==== Supplied entries

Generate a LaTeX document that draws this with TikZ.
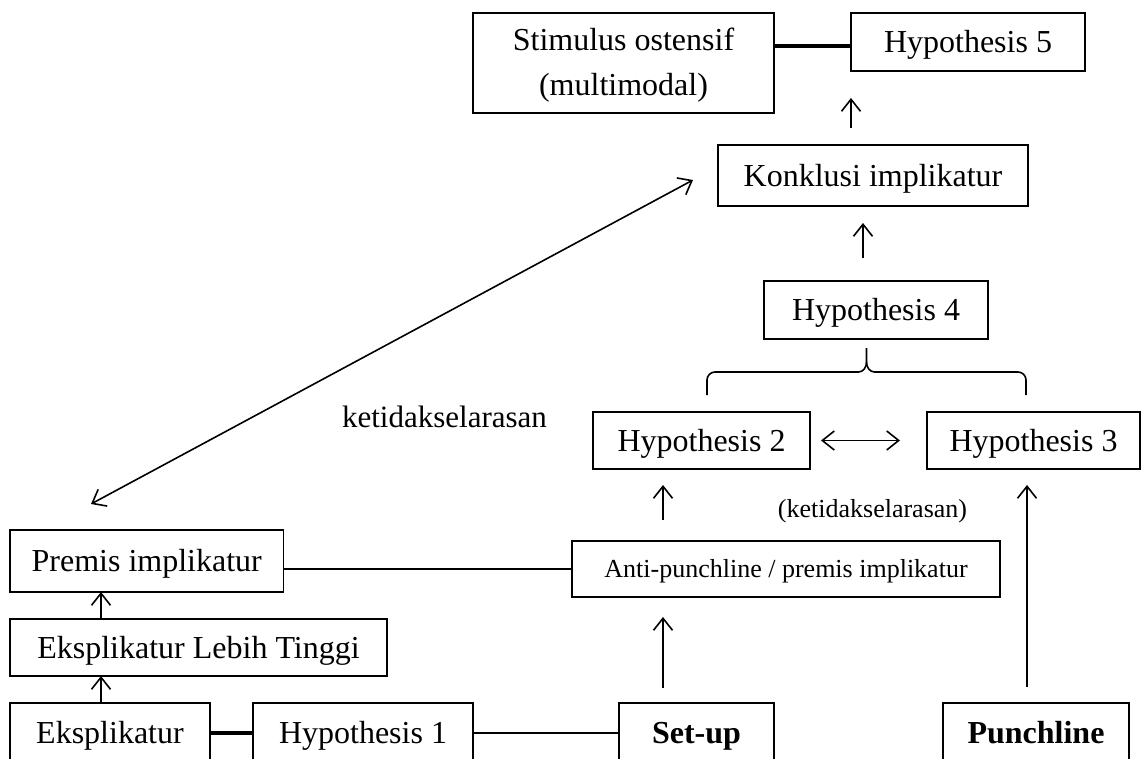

========
==== Supplied entries

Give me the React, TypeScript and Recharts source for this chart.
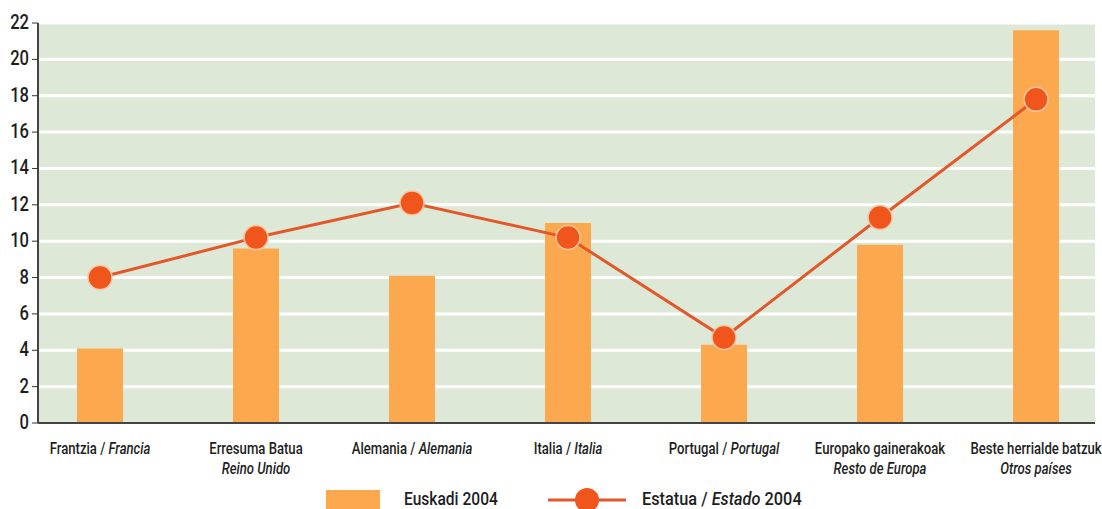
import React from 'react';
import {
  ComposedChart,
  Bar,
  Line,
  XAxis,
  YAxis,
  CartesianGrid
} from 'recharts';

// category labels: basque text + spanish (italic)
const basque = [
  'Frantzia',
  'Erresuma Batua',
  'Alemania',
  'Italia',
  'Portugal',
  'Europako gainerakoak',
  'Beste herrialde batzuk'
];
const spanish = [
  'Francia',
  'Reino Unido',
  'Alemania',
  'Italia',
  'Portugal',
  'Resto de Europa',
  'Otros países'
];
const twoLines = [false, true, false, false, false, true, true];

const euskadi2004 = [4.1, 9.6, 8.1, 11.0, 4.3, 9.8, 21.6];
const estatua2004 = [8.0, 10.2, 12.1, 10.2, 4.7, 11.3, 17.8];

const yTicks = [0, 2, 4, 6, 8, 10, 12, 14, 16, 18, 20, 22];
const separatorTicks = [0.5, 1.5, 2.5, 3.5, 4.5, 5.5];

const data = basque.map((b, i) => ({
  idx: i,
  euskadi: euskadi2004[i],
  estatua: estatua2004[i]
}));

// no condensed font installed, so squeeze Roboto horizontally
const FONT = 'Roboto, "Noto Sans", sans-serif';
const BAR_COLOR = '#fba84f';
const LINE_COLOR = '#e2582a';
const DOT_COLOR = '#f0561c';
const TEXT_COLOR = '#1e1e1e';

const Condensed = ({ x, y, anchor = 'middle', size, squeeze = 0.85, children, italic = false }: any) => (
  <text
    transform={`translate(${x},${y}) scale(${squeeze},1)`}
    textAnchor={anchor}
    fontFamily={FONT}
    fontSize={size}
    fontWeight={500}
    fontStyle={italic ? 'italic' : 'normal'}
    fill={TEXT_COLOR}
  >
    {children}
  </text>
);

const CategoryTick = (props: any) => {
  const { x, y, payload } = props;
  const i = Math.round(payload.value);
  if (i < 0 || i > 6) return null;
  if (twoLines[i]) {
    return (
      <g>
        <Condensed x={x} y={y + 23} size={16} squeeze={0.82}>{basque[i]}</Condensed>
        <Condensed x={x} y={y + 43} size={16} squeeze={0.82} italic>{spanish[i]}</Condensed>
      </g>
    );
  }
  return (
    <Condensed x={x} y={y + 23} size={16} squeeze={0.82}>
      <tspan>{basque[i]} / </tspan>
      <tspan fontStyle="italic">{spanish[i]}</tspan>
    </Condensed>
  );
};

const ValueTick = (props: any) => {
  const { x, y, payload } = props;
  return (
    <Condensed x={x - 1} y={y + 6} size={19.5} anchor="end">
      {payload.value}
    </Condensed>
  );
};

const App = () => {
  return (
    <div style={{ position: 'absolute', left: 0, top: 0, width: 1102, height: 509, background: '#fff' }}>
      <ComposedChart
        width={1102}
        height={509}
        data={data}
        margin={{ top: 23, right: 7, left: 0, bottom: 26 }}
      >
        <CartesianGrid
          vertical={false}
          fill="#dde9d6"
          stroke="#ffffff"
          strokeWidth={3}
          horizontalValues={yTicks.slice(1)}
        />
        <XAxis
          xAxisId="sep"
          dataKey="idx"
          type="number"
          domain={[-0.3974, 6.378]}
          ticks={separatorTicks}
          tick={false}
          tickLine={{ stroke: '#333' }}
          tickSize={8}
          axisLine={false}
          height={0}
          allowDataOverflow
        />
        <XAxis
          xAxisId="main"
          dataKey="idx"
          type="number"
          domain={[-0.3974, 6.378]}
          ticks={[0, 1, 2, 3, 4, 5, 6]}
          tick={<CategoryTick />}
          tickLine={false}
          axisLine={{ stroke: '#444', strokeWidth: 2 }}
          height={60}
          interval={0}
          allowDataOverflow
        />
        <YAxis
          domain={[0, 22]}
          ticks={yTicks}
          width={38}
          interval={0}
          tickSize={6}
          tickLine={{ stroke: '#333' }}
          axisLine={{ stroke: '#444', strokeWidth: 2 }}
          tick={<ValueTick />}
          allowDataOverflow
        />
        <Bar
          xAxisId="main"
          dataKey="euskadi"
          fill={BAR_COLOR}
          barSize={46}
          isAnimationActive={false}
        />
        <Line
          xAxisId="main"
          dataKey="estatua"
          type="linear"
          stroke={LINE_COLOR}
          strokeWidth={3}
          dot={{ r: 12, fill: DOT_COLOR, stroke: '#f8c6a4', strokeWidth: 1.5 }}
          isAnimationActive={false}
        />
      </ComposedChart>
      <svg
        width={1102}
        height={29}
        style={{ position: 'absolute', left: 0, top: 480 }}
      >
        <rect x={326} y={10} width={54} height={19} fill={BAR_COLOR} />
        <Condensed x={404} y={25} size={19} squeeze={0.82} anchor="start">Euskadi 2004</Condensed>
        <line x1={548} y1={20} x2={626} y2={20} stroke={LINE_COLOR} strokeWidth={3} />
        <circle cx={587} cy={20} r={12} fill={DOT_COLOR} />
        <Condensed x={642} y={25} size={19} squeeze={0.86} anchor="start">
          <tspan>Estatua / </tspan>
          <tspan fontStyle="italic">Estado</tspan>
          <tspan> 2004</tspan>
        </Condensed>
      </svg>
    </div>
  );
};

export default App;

========

Identify each line of the material where the word "this" shows up, and copy it.

◆ **Task response**
Generate a LaTeX document that draws this with TikZ.
Give me the React, TypeScript and Recharts source for this chart.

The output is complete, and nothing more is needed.